__Description of the task__
Extract word for word the lines of the listing from its start to the line holding "const legendLabels = ['120 K', '270 K'];", both ends kept; pictures are not part of the copy.
---
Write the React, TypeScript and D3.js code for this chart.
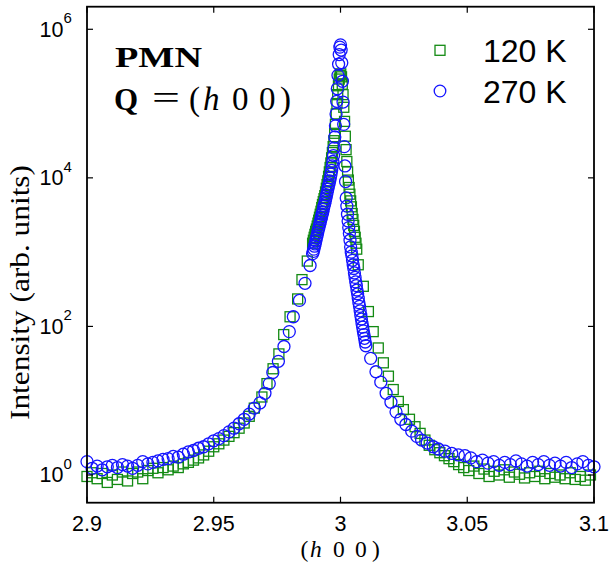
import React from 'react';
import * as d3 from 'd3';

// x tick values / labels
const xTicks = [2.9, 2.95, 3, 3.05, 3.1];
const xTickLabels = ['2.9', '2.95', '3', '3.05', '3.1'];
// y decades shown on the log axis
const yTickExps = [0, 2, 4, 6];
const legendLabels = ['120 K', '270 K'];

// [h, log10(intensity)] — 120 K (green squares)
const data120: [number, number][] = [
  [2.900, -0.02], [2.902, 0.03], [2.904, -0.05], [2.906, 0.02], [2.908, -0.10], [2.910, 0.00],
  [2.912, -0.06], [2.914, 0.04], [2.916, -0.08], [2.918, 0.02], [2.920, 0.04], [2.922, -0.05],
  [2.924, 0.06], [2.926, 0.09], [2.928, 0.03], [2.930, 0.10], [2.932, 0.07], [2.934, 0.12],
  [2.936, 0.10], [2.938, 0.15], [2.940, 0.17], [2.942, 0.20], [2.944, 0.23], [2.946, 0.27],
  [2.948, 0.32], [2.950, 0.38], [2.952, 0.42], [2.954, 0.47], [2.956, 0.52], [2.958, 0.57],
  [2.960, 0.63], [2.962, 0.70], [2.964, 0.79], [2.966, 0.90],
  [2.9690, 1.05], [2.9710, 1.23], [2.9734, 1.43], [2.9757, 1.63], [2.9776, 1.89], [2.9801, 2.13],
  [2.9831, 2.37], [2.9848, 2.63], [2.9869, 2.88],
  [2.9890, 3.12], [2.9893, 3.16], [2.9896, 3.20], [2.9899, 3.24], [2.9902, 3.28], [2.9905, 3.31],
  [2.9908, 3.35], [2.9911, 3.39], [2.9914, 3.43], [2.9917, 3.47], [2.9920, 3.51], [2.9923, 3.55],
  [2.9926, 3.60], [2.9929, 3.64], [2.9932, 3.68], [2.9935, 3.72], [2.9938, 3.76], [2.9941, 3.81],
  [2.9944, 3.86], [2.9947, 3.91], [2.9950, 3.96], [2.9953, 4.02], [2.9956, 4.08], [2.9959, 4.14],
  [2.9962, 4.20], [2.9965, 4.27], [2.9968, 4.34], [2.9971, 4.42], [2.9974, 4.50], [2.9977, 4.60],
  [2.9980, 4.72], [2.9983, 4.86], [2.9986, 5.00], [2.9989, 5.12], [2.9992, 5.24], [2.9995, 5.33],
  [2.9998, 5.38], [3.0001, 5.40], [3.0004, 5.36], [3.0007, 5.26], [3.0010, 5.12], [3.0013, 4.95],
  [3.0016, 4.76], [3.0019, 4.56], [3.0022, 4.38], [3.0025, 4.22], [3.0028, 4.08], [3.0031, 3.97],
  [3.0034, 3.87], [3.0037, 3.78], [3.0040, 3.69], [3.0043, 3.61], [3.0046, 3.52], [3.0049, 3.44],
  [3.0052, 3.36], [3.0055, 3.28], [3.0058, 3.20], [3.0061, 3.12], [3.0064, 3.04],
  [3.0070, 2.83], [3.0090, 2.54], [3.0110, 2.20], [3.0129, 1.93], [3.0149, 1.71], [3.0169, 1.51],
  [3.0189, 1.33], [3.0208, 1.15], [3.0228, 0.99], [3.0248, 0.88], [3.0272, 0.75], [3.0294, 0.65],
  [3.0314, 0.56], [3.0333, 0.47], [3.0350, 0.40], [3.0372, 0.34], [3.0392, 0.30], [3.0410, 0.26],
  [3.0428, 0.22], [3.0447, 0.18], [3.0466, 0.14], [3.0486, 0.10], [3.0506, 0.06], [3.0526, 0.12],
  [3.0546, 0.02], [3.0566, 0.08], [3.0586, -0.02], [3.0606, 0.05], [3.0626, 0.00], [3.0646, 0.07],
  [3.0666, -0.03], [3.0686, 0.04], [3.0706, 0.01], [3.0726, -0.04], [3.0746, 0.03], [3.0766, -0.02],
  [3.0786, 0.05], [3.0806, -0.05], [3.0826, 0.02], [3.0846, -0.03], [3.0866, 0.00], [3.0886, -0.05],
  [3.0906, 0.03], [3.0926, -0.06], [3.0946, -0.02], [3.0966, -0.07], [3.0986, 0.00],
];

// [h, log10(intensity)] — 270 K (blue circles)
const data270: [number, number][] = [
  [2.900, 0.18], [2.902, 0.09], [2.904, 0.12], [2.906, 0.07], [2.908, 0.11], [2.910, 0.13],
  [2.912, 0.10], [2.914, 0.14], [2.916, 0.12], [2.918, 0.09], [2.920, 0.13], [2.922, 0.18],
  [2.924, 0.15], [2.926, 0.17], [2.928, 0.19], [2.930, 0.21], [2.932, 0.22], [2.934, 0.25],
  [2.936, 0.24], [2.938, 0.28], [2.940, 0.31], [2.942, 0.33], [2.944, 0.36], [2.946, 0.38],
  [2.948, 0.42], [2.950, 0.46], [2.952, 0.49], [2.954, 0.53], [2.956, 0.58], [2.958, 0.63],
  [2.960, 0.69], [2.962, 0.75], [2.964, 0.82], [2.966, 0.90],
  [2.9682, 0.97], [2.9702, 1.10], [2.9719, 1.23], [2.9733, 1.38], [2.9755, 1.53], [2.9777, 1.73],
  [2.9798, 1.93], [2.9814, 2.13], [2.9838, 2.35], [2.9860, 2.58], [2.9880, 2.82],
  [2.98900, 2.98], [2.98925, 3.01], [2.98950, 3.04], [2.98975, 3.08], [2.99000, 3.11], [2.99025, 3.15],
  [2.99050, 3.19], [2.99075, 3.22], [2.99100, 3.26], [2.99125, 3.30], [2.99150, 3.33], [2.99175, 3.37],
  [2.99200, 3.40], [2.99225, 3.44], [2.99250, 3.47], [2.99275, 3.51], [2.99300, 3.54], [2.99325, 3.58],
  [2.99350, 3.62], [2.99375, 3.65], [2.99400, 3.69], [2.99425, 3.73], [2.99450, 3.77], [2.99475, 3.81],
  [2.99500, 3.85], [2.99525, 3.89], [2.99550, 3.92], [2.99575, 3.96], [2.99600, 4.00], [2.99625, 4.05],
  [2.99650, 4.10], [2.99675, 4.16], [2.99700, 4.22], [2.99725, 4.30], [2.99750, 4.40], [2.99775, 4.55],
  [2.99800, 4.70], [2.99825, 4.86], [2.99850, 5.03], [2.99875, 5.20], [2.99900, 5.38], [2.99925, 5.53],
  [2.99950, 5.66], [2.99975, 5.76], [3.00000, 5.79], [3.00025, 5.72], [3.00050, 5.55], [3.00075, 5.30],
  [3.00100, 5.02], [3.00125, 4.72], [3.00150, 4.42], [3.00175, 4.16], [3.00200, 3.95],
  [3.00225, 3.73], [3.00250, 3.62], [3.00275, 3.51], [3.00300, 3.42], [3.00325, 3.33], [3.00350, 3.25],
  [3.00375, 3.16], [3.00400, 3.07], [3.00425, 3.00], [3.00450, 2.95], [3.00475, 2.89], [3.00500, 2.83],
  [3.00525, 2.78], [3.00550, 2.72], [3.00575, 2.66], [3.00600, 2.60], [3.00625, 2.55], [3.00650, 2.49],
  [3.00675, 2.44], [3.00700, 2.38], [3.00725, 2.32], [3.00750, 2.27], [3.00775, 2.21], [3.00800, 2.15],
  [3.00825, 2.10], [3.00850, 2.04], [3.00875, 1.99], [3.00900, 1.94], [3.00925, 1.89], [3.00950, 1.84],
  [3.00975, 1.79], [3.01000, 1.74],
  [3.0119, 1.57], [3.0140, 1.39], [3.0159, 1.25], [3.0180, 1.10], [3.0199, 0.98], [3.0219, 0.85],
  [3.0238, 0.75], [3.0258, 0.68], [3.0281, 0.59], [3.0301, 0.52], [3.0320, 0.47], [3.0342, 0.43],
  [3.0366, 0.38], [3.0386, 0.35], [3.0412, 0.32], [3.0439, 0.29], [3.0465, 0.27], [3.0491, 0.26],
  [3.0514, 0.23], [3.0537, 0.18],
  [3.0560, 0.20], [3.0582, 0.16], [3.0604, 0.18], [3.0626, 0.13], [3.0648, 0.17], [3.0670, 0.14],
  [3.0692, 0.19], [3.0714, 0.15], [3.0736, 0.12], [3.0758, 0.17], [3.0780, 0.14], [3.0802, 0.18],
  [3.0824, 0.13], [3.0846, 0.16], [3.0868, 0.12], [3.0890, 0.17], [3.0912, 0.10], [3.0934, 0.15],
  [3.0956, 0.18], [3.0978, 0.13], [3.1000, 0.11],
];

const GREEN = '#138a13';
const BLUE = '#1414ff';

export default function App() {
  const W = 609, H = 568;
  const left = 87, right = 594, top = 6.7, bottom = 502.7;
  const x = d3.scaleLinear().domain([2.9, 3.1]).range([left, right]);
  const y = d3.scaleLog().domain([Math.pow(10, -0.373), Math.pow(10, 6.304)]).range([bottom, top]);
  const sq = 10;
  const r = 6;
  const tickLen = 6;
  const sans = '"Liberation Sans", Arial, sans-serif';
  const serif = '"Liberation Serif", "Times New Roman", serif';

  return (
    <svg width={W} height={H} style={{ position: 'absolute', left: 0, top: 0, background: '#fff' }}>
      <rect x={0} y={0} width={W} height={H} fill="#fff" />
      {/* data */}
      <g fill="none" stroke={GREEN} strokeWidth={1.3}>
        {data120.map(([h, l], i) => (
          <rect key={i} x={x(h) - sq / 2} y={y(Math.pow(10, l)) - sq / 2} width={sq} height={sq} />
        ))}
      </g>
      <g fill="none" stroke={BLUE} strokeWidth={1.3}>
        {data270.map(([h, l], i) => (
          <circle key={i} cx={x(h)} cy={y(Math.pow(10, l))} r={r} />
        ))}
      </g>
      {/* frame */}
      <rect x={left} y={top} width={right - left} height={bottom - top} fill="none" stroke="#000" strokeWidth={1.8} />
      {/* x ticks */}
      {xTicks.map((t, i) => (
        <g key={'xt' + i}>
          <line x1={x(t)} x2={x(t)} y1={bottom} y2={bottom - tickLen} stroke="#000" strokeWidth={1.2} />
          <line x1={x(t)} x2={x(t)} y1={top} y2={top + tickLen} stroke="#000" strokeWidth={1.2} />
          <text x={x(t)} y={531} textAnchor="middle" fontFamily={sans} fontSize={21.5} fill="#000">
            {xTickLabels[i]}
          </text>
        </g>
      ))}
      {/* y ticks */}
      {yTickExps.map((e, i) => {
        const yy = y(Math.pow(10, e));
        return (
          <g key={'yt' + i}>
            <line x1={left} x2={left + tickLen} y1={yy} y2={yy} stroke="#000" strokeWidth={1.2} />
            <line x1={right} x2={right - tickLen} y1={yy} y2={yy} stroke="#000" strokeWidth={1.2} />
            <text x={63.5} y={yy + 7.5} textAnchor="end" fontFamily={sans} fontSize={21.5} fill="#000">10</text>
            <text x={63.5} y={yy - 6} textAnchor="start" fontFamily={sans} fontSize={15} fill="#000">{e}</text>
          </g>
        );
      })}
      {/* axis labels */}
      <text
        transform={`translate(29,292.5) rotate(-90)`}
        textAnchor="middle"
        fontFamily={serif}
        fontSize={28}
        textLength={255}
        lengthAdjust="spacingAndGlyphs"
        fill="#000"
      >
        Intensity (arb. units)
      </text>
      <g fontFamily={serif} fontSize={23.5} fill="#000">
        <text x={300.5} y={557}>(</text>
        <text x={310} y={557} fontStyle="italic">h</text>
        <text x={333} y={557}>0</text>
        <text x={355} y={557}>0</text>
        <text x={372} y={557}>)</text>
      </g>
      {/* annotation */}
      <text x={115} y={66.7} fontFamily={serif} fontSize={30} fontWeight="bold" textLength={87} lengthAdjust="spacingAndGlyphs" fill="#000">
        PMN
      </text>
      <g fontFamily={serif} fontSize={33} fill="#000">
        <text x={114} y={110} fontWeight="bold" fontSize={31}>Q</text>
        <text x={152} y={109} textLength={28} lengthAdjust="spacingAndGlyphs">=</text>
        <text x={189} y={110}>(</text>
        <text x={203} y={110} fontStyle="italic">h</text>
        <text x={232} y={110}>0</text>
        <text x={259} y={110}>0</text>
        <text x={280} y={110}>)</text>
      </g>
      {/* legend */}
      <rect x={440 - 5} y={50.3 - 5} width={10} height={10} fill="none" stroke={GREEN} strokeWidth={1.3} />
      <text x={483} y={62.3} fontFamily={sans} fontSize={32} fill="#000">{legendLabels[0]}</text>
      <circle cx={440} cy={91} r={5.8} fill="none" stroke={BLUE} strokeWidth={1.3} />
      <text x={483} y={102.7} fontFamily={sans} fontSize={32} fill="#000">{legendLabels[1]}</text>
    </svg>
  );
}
---
__Full answer__
Write the React, TypeScript and D3.js code for this chart.
import React from 'react';
import * as d3 from 'd3';

// x tick values / labels
const xTicks = [2.9, 2.95, 3, 3.05, 3.1];
const xTickLabels = ['2.9', '2.95', '3', '3.05', '3.1'];
// y decades shown on the log axis
const yTickExps = [0, 2, 4, 6];
const legendLabels = ['120 K', '270 K'];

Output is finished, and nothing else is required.